Given material:
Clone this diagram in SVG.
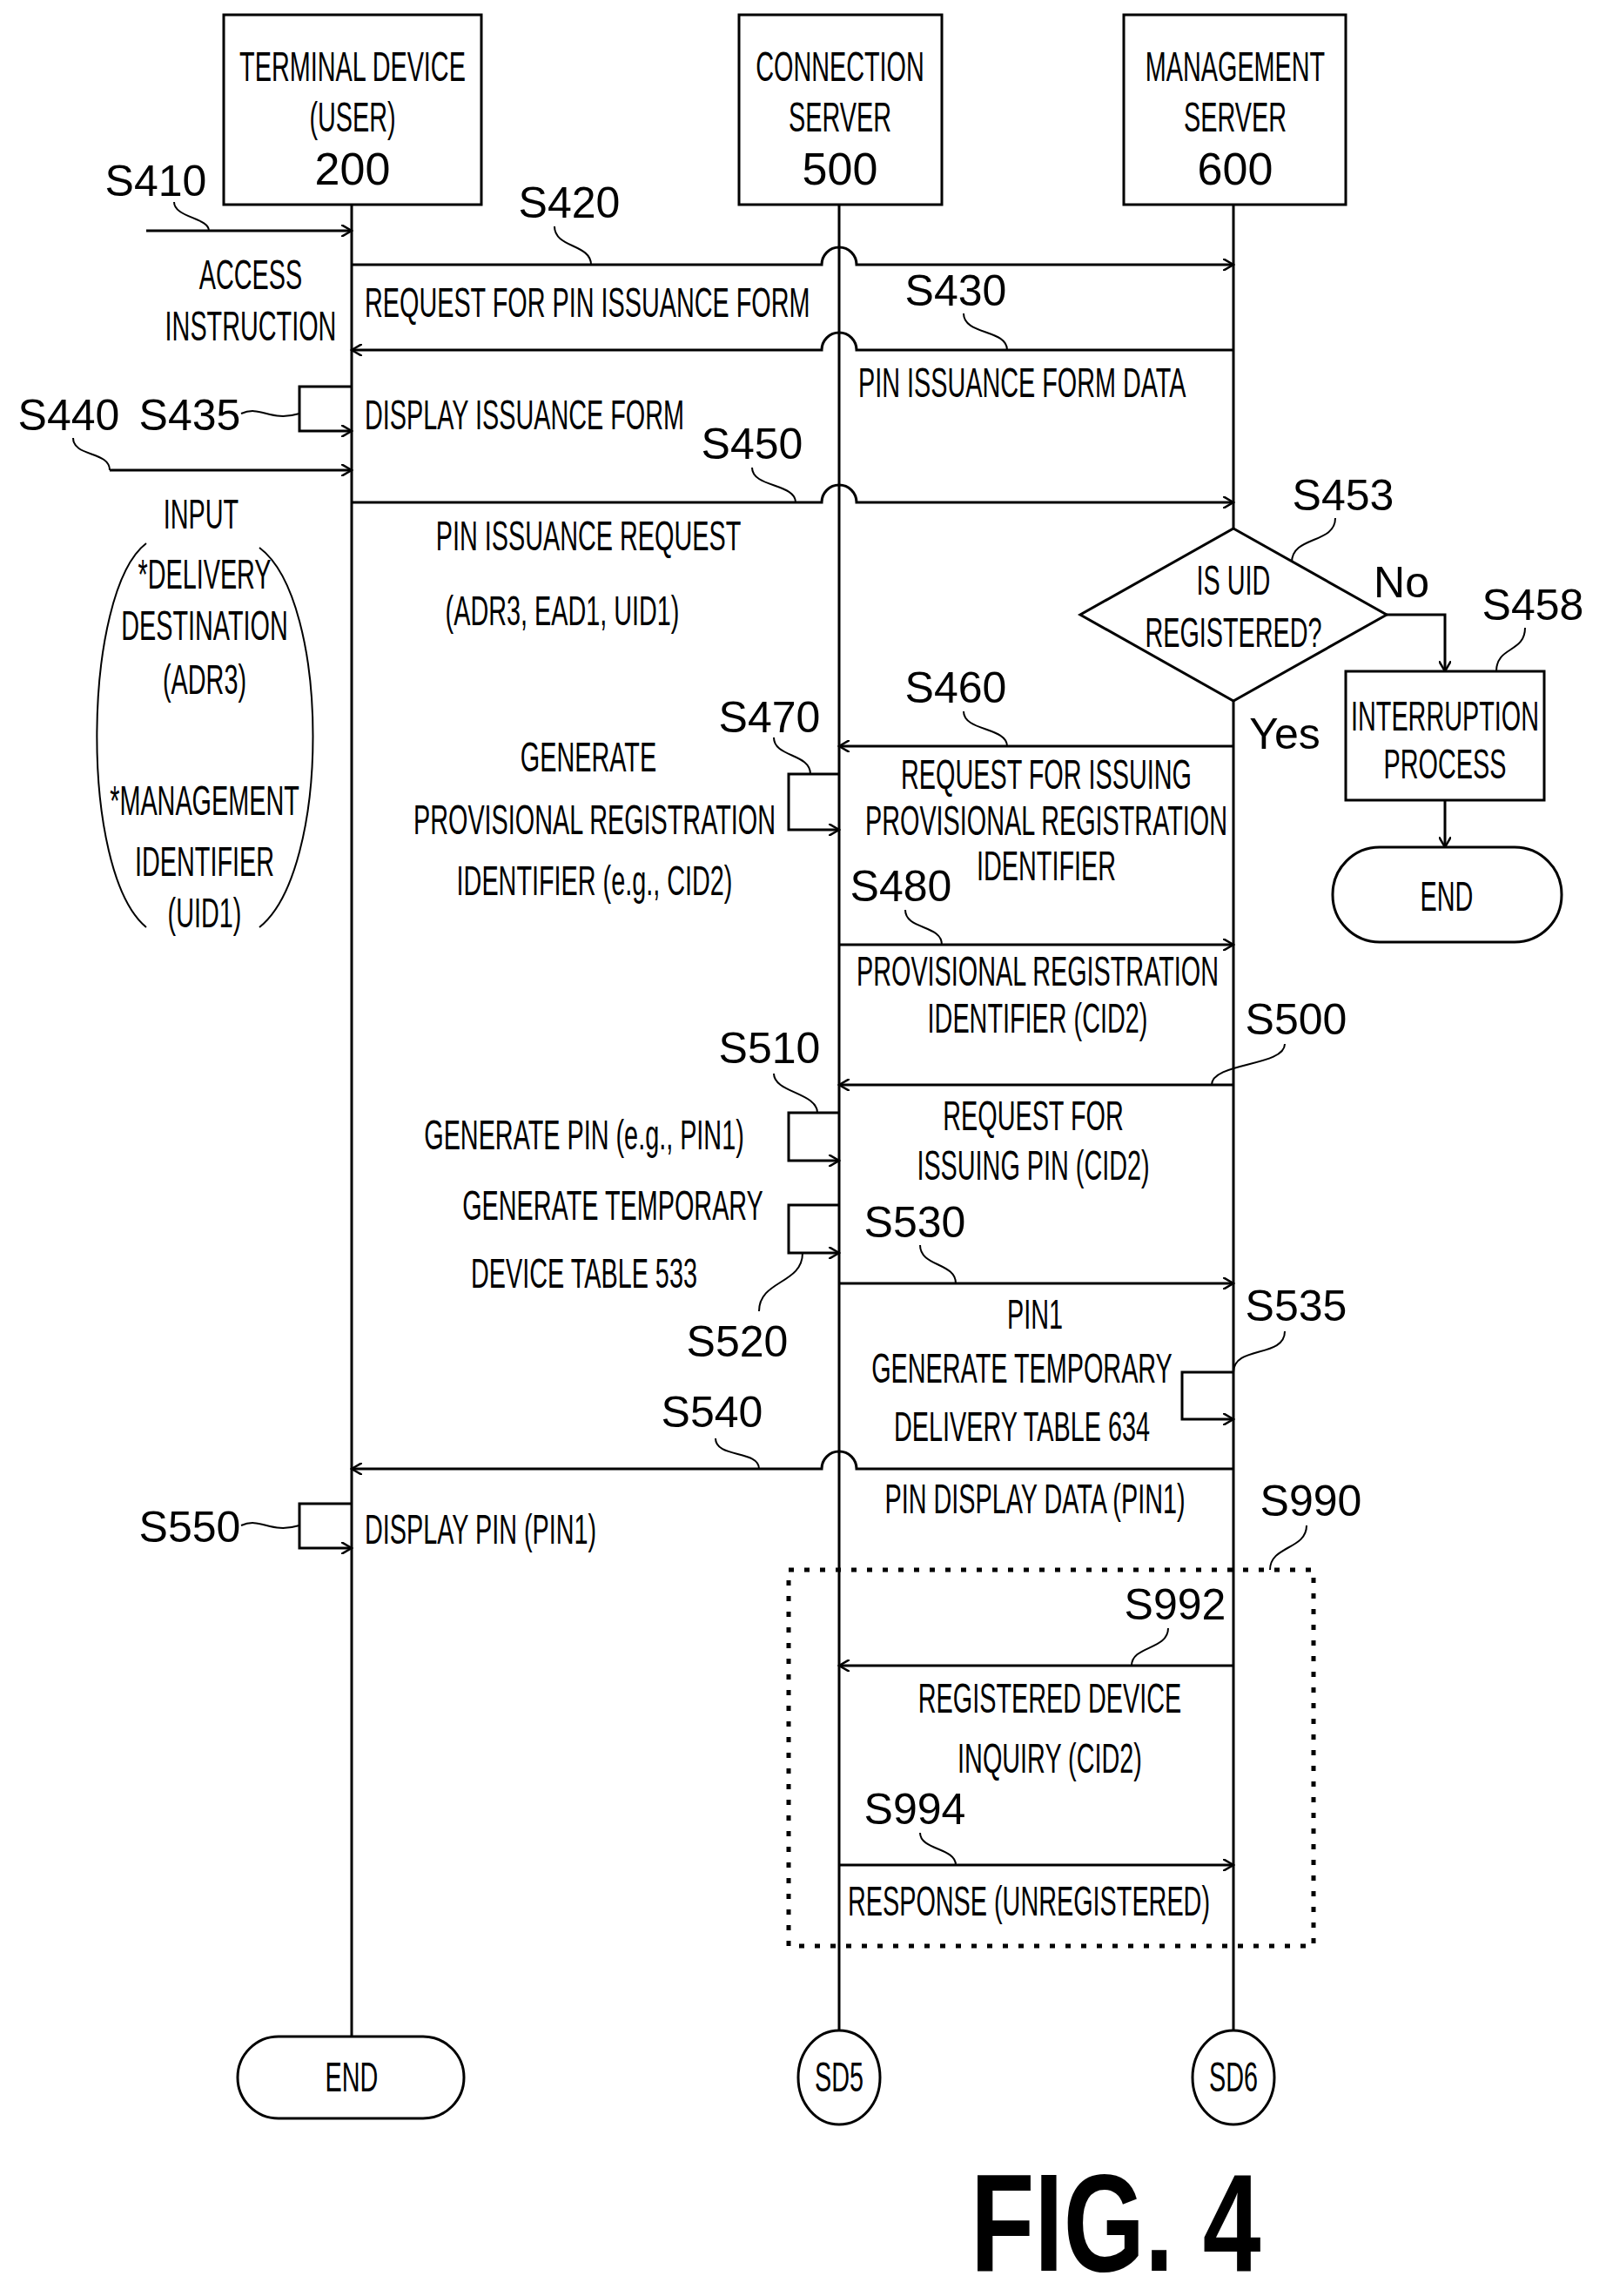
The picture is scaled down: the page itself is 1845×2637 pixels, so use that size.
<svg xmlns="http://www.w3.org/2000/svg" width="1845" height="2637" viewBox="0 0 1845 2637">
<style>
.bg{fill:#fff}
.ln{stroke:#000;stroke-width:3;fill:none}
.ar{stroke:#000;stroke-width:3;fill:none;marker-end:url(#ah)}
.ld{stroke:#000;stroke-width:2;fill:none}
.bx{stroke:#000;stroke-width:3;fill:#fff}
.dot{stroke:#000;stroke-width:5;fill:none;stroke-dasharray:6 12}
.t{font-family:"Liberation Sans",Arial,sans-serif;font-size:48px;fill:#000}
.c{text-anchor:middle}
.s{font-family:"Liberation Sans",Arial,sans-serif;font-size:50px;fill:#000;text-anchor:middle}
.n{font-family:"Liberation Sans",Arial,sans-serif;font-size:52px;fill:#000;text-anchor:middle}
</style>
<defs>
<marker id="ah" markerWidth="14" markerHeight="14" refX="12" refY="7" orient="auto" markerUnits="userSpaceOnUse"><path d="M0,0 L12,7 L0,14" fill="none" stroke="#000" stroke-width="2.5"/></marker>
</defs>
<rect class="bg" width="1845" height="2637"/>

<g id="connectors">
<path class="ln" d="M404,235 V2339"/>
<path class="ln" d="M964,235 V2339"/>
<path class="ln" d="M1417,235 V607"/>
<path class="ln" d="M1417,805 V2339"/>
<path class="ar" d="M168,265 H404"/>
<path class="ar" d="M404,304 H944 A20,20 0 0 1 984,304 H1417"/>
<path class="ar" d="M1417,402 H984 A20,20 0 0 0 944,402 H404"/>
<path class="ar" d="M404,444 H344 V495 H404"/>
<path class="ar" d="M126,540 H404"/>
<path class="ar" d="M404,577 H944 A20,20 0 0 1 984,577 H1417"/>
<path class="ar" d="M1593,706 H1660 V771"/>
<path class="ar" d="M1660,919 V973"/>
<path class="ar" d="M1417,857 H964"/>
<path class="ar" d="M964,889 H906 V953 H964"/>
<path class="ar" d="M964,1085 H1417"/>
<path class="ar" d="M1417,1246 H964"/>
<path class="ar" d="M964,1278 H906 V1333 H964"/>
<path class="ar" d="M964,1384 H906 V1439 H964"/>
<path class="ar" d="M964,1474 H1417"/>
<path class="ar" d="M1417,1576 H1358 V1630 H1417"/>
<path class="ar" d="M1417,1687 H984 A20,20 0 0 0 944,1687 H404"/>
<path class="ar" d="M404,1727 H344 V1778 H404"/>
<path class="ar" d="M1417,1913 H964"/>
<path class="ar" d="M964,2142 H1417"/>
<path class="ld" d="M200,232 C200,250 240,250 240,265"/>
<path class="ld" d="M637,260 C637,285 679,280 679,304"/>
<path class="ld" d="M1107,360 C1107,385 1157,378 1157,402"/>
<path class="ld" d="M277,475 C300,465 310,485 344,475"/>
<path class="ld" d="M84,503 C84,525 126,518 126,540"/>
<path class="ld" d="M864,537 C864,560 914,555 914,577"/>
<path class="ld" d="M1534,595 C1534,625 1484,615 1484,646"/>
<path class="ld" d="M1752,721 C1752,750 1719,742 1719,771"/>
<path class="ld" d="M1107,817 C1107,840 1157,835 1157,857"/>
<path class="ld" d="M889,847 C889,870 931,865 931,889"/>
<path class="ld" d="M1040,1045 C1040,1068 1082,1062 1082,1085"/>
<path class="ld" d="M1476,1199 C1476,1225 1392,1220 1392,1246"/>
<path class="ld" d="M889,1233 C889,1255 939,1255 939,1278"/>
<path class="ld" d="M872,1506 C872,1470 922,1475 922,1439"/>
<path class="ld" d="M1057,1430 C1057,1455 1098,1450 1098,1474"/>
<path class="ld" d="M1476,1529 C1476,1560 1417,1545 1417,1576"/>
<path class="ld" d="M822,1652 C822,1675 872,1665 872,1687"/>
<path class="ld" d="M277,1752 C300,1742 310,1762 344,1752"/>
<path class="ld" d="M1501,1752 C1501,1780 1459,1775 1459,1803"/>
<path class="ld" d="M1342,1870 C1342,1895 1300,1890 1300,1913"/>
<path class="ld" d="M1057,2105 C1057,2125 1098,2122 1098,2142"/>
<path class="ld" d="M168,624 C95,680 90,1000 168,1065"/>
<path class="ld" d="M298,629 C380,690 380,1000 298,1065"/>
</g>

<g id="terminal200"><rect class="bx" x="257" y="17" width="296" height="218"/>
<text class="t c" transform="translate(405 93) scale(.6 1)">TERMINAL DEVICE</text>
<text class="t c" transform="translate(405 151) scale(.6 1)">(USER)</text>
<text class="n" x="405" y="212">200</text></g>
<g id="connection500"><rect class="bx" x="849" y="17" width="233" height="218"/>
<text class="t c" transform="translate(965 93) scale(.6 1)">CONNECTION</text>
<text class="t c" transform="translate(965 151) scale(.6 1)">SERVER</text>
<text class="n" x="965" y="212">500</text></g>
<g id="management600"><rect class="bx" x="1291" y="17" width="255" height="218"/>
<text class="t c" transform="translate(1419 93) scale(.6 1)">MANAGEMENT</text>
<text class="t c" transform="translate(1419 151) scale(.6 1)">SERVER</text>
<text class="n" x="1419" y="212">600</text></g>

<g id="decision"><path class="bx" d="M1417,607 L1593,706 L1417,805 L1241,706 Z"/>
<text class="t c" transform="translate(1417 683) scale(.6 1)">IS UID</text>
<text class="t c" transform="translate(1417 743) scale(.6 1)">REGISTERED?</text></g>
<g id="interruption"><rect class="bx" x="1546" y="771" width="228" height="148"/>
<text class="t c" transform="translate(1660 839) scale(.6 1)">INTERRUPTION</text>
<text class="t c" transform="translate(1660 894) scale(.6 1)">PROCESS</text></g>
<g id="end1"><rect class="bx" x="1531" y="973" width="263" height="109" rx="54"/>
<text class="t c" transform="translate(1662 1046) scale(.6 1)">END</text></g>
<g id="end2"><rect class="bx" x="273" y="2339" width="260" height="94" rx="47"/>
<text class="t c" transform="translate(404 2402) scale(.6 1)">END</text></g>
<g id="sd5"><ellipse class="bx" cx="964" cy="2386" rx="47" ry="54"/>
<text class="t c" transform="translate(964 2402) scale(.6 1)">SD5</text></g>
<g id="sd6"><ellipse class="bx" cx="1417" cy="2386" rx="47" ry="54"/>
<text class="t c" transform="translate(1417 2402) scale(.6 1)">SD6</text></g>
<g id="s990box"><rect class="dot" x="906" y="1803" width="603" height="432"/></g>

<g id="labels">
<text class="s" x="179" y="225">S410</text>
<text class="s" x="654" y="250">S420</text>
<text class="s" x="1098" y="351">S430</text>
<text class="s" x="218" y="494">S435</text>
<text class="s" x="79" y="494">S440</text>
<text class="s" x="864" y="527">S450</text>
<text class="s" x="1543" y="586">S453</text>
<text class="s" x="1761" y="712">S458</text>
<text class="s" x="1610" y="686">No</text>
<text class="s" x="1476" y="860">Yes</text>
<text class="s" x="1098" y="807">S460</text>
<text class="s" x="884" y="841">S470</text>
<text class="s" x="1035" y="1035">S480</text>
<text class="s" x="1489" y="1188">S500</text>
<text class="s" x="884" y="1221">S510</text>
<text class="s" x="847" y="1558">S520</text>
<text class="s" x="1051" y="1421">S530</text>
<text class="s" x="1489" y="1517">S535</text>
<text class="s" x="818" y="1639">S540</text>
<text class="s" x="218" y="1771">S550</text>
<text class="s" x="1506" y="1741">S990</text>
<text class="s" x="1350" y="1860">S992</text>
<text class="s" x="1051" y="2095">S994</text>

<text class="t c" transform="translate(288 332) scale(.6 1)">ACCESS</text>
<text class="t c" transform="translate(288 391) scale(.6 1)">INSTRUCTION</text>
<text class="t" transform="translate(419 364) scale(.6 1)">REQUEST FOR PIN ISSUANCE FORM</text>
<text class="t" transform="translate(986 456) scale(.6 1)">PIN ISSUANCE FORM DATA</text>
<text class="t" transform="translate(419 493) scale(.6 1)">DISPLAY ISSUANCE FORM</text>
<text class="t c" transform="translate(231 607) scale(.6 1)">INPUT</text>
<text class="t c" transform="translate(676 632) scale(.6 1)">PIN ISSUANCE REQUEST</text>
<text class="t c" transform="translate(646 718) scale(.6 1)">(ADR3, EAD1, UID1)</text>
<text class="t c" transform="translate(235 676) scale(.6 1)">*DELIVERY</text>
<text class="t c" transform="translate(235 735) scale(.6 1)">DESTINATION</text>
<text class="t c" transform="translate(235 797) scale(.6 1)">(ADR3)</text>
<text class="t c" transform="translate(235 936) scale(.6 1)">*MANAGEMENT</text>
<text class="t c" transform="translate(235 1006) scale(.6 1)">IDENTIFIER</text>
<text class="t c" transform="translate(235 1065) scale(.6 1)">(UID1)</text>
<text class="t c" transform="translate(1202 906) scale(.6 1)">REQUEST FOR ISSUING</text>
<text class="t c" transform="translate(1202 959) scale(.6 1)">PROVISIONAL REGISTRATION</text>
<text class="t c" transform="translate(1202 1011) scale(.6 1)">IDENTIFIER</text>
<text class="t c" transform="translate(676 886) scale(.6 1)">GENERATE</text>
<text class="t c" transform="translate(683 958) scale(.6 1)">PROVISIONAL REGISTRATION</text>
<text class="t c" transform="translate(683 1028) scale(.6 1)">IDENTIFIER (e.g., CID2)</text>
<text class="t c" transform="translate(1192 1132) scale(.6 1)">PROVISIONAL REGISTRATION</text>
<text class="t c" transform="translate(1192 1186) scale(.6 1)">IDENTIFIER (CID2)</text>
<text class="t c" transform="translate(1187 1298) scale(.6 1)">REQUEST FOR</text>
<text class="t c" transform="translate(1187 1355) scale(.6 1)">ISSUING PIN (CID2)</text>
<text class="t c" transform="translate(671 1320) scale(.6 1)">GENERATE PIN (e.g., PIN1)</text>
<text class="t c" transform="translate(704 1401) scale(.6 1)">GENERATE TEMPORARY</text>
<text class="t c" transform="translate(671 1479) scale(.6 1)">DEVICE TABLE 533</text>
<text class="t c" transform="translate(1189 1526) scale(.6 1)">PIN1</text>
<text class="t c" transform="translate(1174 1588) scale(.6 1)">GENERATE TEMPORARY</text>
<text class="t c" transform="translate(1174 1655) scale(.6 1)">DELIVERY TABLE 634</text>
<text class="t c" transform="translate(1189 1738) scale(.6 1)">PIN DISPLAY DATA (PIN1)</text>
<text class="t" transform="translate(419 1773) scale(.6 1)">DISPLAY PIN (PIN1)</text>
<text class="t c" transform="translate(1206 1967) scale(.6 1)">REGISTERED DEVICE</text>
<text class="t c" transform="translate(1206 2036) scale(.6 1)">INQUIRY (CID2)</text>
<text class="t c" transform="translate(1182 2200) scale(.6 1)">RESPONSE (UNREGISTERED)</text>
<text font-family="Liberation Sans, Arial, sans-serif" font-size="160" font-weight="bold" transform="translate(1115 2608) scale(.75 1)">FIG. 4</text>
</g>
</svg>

Exercise:
Tally up the lines in the preceding listing that contain the string "size". Respond with the number and nothing else.

Complete output:
5